We all know vampires and zombies aren’t real right? So why are there so many graves with cages around them? Sure you might think it’s to keep grave robbers out, but what if the cages are more elaborate than necessary to serve that purpose? In Catawissa, Pennsylvania there are two graves with thick wrought iron cages around them.
Vampires?
They belong to two women, Asenath Thomas and her sister-in-law Sarah Ann Boone. The women died within a few days of each other. Nobody knows why there were cages built around their graves or how they died, but it is rumored that they were thought to be vampires and the cages were designed to keep them in their graves. Of course there are other, simpler explanations for the cages too. Some people think they are simply decorative and others believe they were made to help keep the graves safe. Nobody knows the real reason. I like the idea that it’s decorative. I can do without all that vampire and zombie stuff.
Ghost Ship
What’s creepier or more mysterious than a ghost ship with everyone on board dead? Umm nothing! The SS Ourang Medan sent out a distress signal picked up by the American ships in 1948.
The signal explained that everyone on the ship was dead and at the end of the signal the messenger even sent out the code for “I Die.” This was the last signal received from the ship. When rescuers boarded the ship they found the crew just as described, dead.
Each one had an awful grimace on his face that suggested they all died in a terrifying or painful way. There was nothing to suggest how they all died. Theories range from improperly contained chemical onboard to an alien attack.
Nobody knows exactly how they died, but whatever happened to them must have been awful
Shanti Deva
In 1930, aged 4, Shanti Deva from Delhi, India, told her parents that she had once lived in a place called Muttra (now known as Mathura), that she had been a mother of three, who died in childbirth, and that her previous name was Ludgi. Because the girl continually related the story, her parents investigated. It turned out there was a village called Muttra, and that a woman named Ludgi had recently died there.
They took Shanti to the village where she began to speak the local dialect and recognized her previous-life husband and children.
She even gave twenty four accurate statements matching confirmed facts about Ludgi’s life. An impressive feat for a four year old.
The race!
On September 3, 1873, a man named James Worson had accepted a challenge to race, in record time, from the town of Leamington to the town of Coventry, a 20-mile trek. He had been boasting of his foot skills and then was asked to prove them, so, with sporting good spirits, he set about to do just that.

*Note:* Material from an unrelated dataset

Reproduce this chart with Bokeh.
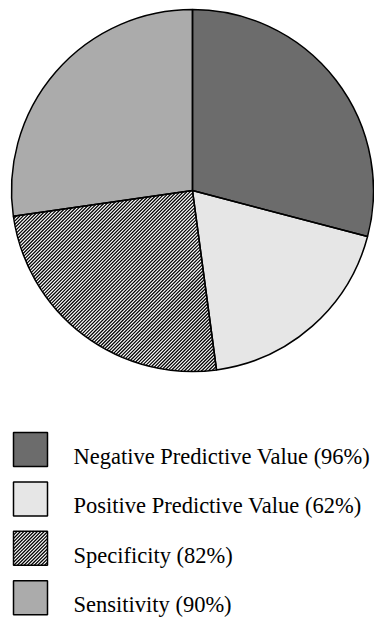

Two friends, Hammerson Burns and Barham Wise, followed behind in a horse-drawn gig. Burns brought along his camera. Worson was never out of their sight, and would often turn around while running to exchange some friendly words with the two riders. Running in the middle of the road, Worson suddenly appeared to stumble and pitch forward, having time enough for only one short, piercing scream. Wise later said, “It was the most ghastly sound ether of us had ever heard.” But as Worson pitched forward with that terrible cry, instead of falling to the ground as he appeared to be about to have done, he completely and totally vanished in mid-fall, before ever striking the ground. The road itself told the story and Wise took the pictures to prove it. There, in the soft dirt, were Worson’s footprints.They led down the middle of the road, looked as if the runner stumbled, and there they disappeared.
A search was called and the locals scoured the area for James. The bloodhounds used in the search were strangely reluctant to approach the spot where Worson disappeared. He was never seen or heard from again.